With all this relationship shifting, we have had to figure out the best way to feed our horses little treats, which can sometimes cause a big uproar in the barnyard. We've tried various techniques, and sometimes it is all a little too close for comfort, with two or more big horses squealing or threatening each other, and the puny human in the middle with the apple core.

Of course, the humans have to function as boss hoses all the time, in order to even work safely with such big animals. But we are boss hosses more like Clyde, just expanding our presences if necessary, or, if we can, figuring out less contentious ways to bring treats without getting accidentally run over.

Our latest experiment was when we brought the horses holiday apples and carrots. I had two apples for each horse, plus a little pile of carrots divided up. I planned it all out. There were three people, and four horses, two of which always eat happily together. Thus one farmer went straight to Clyde, one went straight to Ben, and the third to Molly and Moon, with no treat rumors spreading ahead of time.

Oh, how peaceful it was! No racing, no squealing, no threats of hooves or teeth. It also helped considerably that it was one of those quiet mornings like today, since a windy high-pressure day or a storm will cause the herd to whirl and kick and squeal and feint and race just for the whoop of it all.

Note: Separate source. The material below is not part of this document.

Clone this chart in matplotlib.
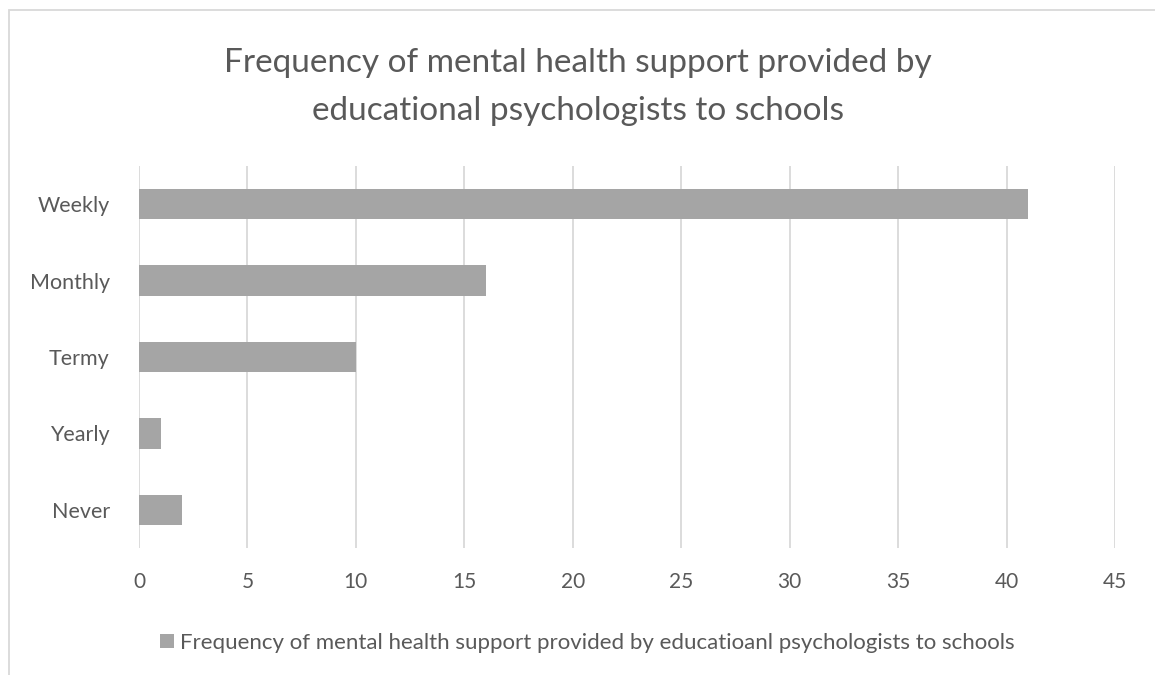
import matplotlib.pyplot as plt
from matplotlib.patches import Rectangle

plt.rcParams['font.family'] = ['Lato', 'DejaVu Sans']

categorias = ["Weekly", "Monthly", "Termy", "Yearly", "Never"]
valores = [41, 16, 10, 1, 2]
ticks_x = [0, 5, 10, 15, 20, 25, 30, 35, 40, 45]

titulo = "Frequency of mental health support provided by\neducational psychologists to schools"
leyenda = "Frequency of mental health support provided by educatioanl psychologists to schools"

gris_barra = "#a5a5a5"
gris_texto = "#595959"
gris_rejilla = "#d9d9d9"

fig = plt.figure(figsize=(11.55, 6.75), dpi=100)
ax = fig.add_axes([139 / 1155, 1 - 548 / 675, (1115 - 139) / 1155, (548 - 166) / 675])

pos = list(range(len(categorias)))
ax.barh(pos, valores, height=0.4, color=gris_barra, label=leyenda, zorder=3)
ax.set_yticks(pos)
ax.set_yticklabels(categorias)
ax.set_ylim(len(categorias) - 0.5, -0.5)
ax.set_xlim(0, 45)
ax.set_xticks(ticks_x)

for s in ax.spines.values():
    s.set_visible(False)
ax.grid(axis="x", color=gris_rejilla, linewidth=1.3, zorder=0)
ax.tick_params(axis="both", length=0, labelsize=15, colors=gris_texto)
ax.tick_params(axis="y", pad=21, labelsize=15.5)
ax.tick_params(axis="x", pad=17)

fig.text(0.5, 1 - 87 / 675, titulo, ha="center", va="center", fontsize=24,
         color=gris_texto, linespacing=1.75)

fig.legend(loc="center", bbox_to_anchor=(587 / 1155, 1 - 643 / 675), frameon=False,
           fontsize=16, labelcolor=gris_texto, handlelength=0.62, handleheight=0.62,
           handletextpad=0.27)

# marco del grafico
fig.patches.append(Rectangle((9 / 1155, -0.1), 1.2, 1 - 10 / 675 + 0.1, transform=fig.transFigure,
                             fill=False, edgecolor=gris_rejilla, linewidth=1.3))

fig.savefig("out.png", dpi=100)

Sometimes a whoop is fun and exciting. Sometimes it's not. Sometimes it's nice to have a rest from whooping, to watch the snow fall on the fields, to feel a horse's soft lips on your palm, to savor the connection between the apple, grown here on the farm, the horses, living and working here on the farm, and the farmers, right in the middle, and held up by it all. Given, of course, that we're not being run over by it all.